Task description - Reproduce every line of the listing as written, apart from the pictures.

☆ ☆ ☆

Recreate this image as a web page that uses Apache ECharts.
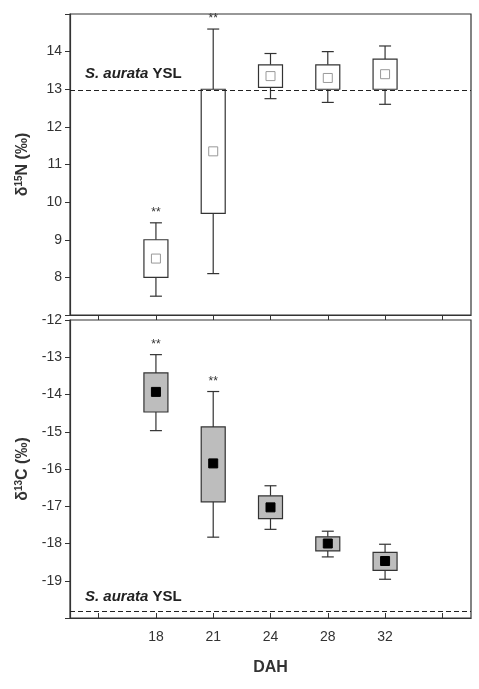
<!DOCTYPE html>
<html>
<head>
<meta charset="utf-8">
<script src="https://cdn.jsdelivr.net/npm/echarts@6/dist/echarts.min.js"></script>
<style>html,body{margin:0;padding:0;background:#fff}#main{width:479px;height:689px}</style>
</head>
<body>
<div id="main"></div>
<script>
// DAH groups, positioned at 2..6 on the x axis
var categories = ['18', '21', '24', '28', '32'];
var catPos = [2, 3, 4, 5, 6];
// [min, q1, mean, q3, max]
var n15 = [
  [7.5, 8.0, 8.5, 9.0, 9.45],
  [8.1, 9.7, 11.35, 13.0, 14.6],
  [12.75, 13.05, 13.35, 13.65, 13.95],
  [12.65, 13.0, 13.3, 13.65, 14.0],
  [12.6, 13.0, 13.4, 13.8, 14.15]
];
var c13 = [
  [-14.97, -14.47, -13.93, -13.42, -12.93],
  [-17.83, -16.88, -15.85, -14.87, -13.92],
  [-17.62, -17.33, -17.03, -16.72, -16.45],
  [-18.36, -18.2, -18.0, -17.82, -17.67],
  [-18.96, -18.72, -18.47, -18.24, -18.02]
];
var signif = [true, true, false, false, false];
var yslN = 12.97;
var yslC = -19.83;

var chart = echarts.init(document.getElementById('main'));
var font = 'Liberation Sans, Arial, sans-serif';

function boxData(arr) {
  return arr.map(function (d, i) { return [catPos[i]].concat(d).concat([signif[i] ? 1 : 0]); });
}

function makeBox(fill, markFill, markStroke) {
  return function (params, api) {
    var x = api.value(0);
    var pMin = api.coord([x, api.value(1)]);
    var pQ1 = api.coord([x, api.value(2)]);
    var pMean = api.coord([x, api.value(3)]);
    var pQ3 = api.coord([x, api.value(4)]);
    var pMax = api.coord([x, api.value(5)]);
    var bw = 24, cw = 12, cx = pMin[0];
    var st = { stroke: '#333', lineWidth: 1.2, fill: 'none' };
    var ch = [
      { type: 'line', shape: { x1: cx, y1: pMax[1], x2: cx, y2: pQ3[1] }, style: st },
      { type: 'line', shape: { x1: cx, y1: pQ1[1], x2: cx, y2: pMin[1] }, style: st },
      { type: 'line', shape: { x1: cx - cw / 2, y1: pMax[1], x2: cx + cw / 2, y2: pMax[1] }, style: st },
      { type: 'line', shape: { x1: cx - cw / 2, y1: pMin[1], x2: cx + cw / 2, y2: pMin[1] }, style: st },
      { type: 'rect', shape: { x: cx - bw / 2, y: pQ3[1], width: bw, height: pQ1[1] - pQ3[1] },
        style: { stroke: '#333', lineWidth: 1.2, fill: fill } },
      { type: 'rect', shape: { x: cx - 4.5, y: pMean[1] - 4.5, width: 9, height: 9 },
        style: { stroke: markStroke, lineWidth: 1, fill: markFill } }
    ];
    if (api.value(6)) {
      ch.push({ type: 'text', style: { x: cx, y: pMax[1] - 4, text: '**', fill: '#333',
        font: '12px ' + font, align: 'center', verticalAlign: 'bottom' } });
    }
    return { type: 'group', children: ch };
  };
}

var xTicks = [1, 2, 3, 4, 5, 6, 7];
function xAxis(idx, showLabels, inside) {
  return {
    type: 'value', gridIndex: idx, min: 0.5, max: 7.5,
    axisLine: { lineStyle: { color: '#333', width: 1.2 } },
    axisTick: { customValues: xTicks, inside: inside, length: 5, lineStyle: { color: '#333' } },
    axisLabel: { show: showLabels, customValues: catPos, color: '#333', fontSize: 14, fontFamily: font, margin: 12,
      formatter: function (v) { return categories[catPos.indexOf(v)] || ''; } },
    splitLine: { show: false },
    name: showLabels ? 'DAH' : '', nameLocation: 'middle', nameGap: 42,
    nameTextStyle: { fontSize: 16, fontWeight: 'bold', color: '#333', fontFamily: font }
  };
}
function yAxis(idx, min, max, hide, name) {
  return {
    type: 'value', gridIndex: idx, min: min, max: max, interval: 1,
    axisLine: { lineStyle: { color: '#333', width: 1.2 } },
    axisTick: { length: 5, lineStyle: { color: '#333' } },
    axisLabel: { color: '#333', fontSize: 14, fontFamily: font, margin: 8,
      formatter: function (v) { return hide.indexOf(v) >= 0 ? '' : String(v); } },
    splitLine: { show: false },
    name: name, nameLocation: 'middle', nameGap: 38, nameRotate: 90,
    nameTextStyle: { fontSize: 16, fontWeight: 'bold', color: '#333', fontFamily: font,
      rich: { sup: { fontSize: 10, fontWeight: 'bold', verticalAlign: 'top', padding: [0, 0, 8, 0], fontFamily: font } } }
  };
}

function yslText(top) {
  return { type: 'text', left: 85, top: top,
    style: { text: '{i|S. aurata} YSL', font: 'bold 15px ' + font, fill: '#222',
      rich: { i: { fontStyle: 'italic', fontWeight: 'bold', fontSize: 15, fontFamily: font } } } };
}

function dashLine(val) {
  return { silent: true, symbol: 'none', label: { show: false },
    lineStyle: { type: [5, 3], color: '#222', width: 1.2 }, data: [{ yAxis: val }] };
}

chart.setOption({
  animation: false,
  grid: [
    { left: 70, right: 8, top: 14, height: 301, show: true, borderColor: '#333', borderWidth: 1.2 },
    { left: 70, right: 8, top: 320, height: 298, show: true, borderColor: '#333', borderWidth: 1.2 }
  ],
  xAxis: [xAxis(0, false, false), xAxis(1, true, true)],
  yAxis: [
    yAxis(0, 7, 15, [7, 15], 'δ{sup|15}N (‰)'),
    yAxis(1, -20, -12, [-20], 'δ{sup|13}C (‰)')
  ],
  graphic: [yslText(66), yslText(589)],
  series: [
    { type: 'custom', xAxisIndex: 0, yAxisIndex: 0, data: boxData(n15),
      renderItem: makeBox('#fff', '#fff', '#999'), markLine: dashLine(yslN), encode: { x: 0, y: [1, 5] } },
    { type: 'custom', xAxisIndex: 1, yAxisIndex: 1, data: boxData(c13),
      renderItem: makeBox('#bdbdbd', '#000', '#000'), markLine: dashLine(yslC), encode: { x: 0, y: [1, 5] } }
  ]
});
</script>
</body>
</html>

☆ ☆ ☆

Response to the exercise -
Recreate this image as a web page that uses Apache ECharts.
<!DOCTYPE html>
<html>
<head>
<meta charset="utf-8">
<script src="https://cdn.jsdelivr.net/npm/echarts@6/dist/echarts.min.js"></script>
<style>html,body{margin:0;padding:0;background:#fff}#main{width:479px;height:689px}</style>
</head>
<body>
<div id="main"></div>
<script>
// DAH groups, positioned at 2..6 on the x axis
var categories = ['18', '21', '24', '28', '32'];
var catPos = [2, 3, 4, 5, 6];
// [min, q1, mean, q3, max]
var n15 = [
  [7.5, 8.0, 8.5, 9.0, 9.45],
  [8.1, 9.7, 11.35, 13.0, 14.6],
  [12.75, 13.05, 13.35, 13.65, 13.95],
  [12.65, 13.0, 13.3, 13.65, 14.0],
  [12.6, 13.0, 13.4, 13.8, 14.15]
];
var c13 = [
  [-14.97, -14.47, -13.93, -13.42, -12.93],
  [-17.83, -16.88, -15.85, -14.87, -13.92],
  [-17.62, -17.33, -17.03, -16.72, -16.45],
  [-18.36, -18.2, -18.0, -17.82, -17.67],
  [-18.96, -18.72, -18.47, -18.24, -18.02]
];
var signif = [true, true, false, false, false];
var yslN = 12.97;
var yslC = -19.83;

var chart = echarts.init(document.getElementById('main'));
var font = 'Liberation Sans, Arial, sans-serif';

function boxData(arr) {
  return arr.map(function (d, i) { return [catPos[i]].concat(d).concat([signif[i] ? 1 : 0]); });
}

function makeBox(fill, markFill, markStroke) {
  return function (params, api) {
    var x = api.value(0);
    var pMin = api.coord([x, api.value(1)]);
    var pQ1 = api.coord([x, api.value(2)]);
    var pMean = api.coord([x, api.value(3)]);
    var pQ3 = api.coord([x, api.value(4)]);
    var pMax = api.coord([x, api.value(5)]);
    var bw = 24, cw = 12, cx = pMin[0];
    var st = { stroke: '#333', lineWidth: 1.2, fill: 'none' };
    var ch = [
      { type: 'line', shape: { x1: cx, y1: pMax[1], x2: cx, y2: pQ3[1] }, style: st },
      { type: 'line', shape: { x1: cx, y1: pQ1[1], x2: cx, y2: pMin[1] }, style: st },
      { type: 'line', shape: { x1: cx - cw / 2, y1: pMax[1], x2: cx + cw / 2, y2: pMax[1] }, style: st },
      { type: 'line', shape: { x1: cx - cw / 2, y1: pMin[1], x2: cx + cw / 2, y2: pMin[1] }, style: st },
      { type: 'rect', shape: { x: cx - bw / 2, y: pQ3[1], width: bw, height: pQ1[1] - pQ3[1] },
        style: { stroke: '#333', lineWidth: 1.2, fill: fill } },
      { type: 'rect', shape: { x: cx - 4.5, y: pMean[1] - 4.5, width: 9, height: 9 },
        style: { stroke: markStroke, lineWidth: 1, fill: markFill } }
    ];
    if (api.value(6)) {
      ch.push({ type: 'text', style: { x: cx, y: pMax[1] - 4, text: '**', fill: '#333',
        font: '12px ' + font, align: 'center', verticalAlign: 'bottom' } });
    }
    return { type: 'group', children: ch };
  };
}

var xTicks = [1, 2, 3, 4, 5, 6, 7];
function xAxis(idx, showLabels, inside) {
  return {
    type: 'value', gridIndex: idx, min: 0.5, max: 7.5,
    axisLine: { lineStyle: { color: '#333', width: 1.2 } },
    axisTick: { customValues: xTicks, inside: inside, length: 5, lineStyle: { color: '#333' } },
    axisLabel: { show: showLabels, customValues: catPos, color: '#333', fontSize: 14, fontFamily: font, margin: 12,
      formatter: function (v) { return categories[catPos.indexOf(v)] || ''; } },
    splitLine: { show: false },
    name: showLabels ? 'DAH' : '', nameLocation: 'middle', nameGap: 42,
    nameTextStyle: { fontSize: 16, fontWeight: 'bold', color: '#333', fontFamily: font }
  };
}
function yAxis(idx, min, max, hide, name) {
  return {
    type: 'value', gridIndex: idx, min: min, max: max, interval: 1,
    axisLine: { lineStyle: { color: '#333', width: 1.2 } },
    axisTick: { length: 5, lineStyle: { color: '#333' } },
    axisLabel: { color: '#333', fontSize: 14, fontFamily: font, margin: 8,
      formatter: function (v) { return hide.indexOf(v) >= 0 ? '' : String(v); } },
    splitLine: { show: false },
    name: name, nameLocation: 'middle', nameGap: 38, nameRotate: 90,
    nameTextStyle: { fontSize: 16, fontWeight: 'bold', color: '#333', fontFamily: font,
      rich: { sup: { fontSize: 10, fontWeight: 'bold', verticalAlign: 'top', padding: [0, 0, 8, 0], fontFamily: font } } }
  };
}

function yslText(top) {
  return { type: 'text', left: 85, top: top,
    style: { text: '{i|S. aurata} YSL', font: 'bold 15px ' + font, fill: '#222',
      rich: { i: { fontStyle: 'italic', fontWeight: 'bold', fontSize: 15, fontFamily: font } } } };
}

function dashLine(val) {
  return { silent: true, symbol: 'none', label: { show: false },
    lineStyle: { type: [5, 3], color: '#222', width: 1.2 }, data: [{ yAxis: val }] };
}

chart.setOption({
  animation: false,
  grid: [
    { left: 70, right: 8, top: 14, height: 301, show: true, borderColor: '#333', borderWidth: 1.2 },
    { left: 70, right: 8, top: 320, height: 298, show: true, borderColor: '#333', borderWidth: 1.2 }
  ],
  xAxis: [xAxis(0, false, false), xAxis(1, true, true)],
  yAxis: [
    yAxis(0, 7, 15, [7, 15], 'δ{sup|15}N (‰)'),
    yAxis(1, -20, -12, [-20], 'δ{sup|13}C (‰)')
  ],
  graphic: [yslText(66), yslText(589)],
  series: [
    { type: 'custom', xAxisIndex: 0, yAxisIndex: 0, data: boxData(n15),
      renderItem: makeBox('#fff', '#fff', '#999'), markLine: dashLine(yslN), encode: { x: 0, y: [1, 5] } },
    { type: 'custom', xAxisIndex: 1, yAxisIndex: 1, data: boxData(c13),
      renderItem: makeBox('#bdbdbd', '#000', '#000'), markLine: dashLine(yslC), encode: { x: 0, y: [1, 5] } }
  ]
});
</script>
</body>
</html>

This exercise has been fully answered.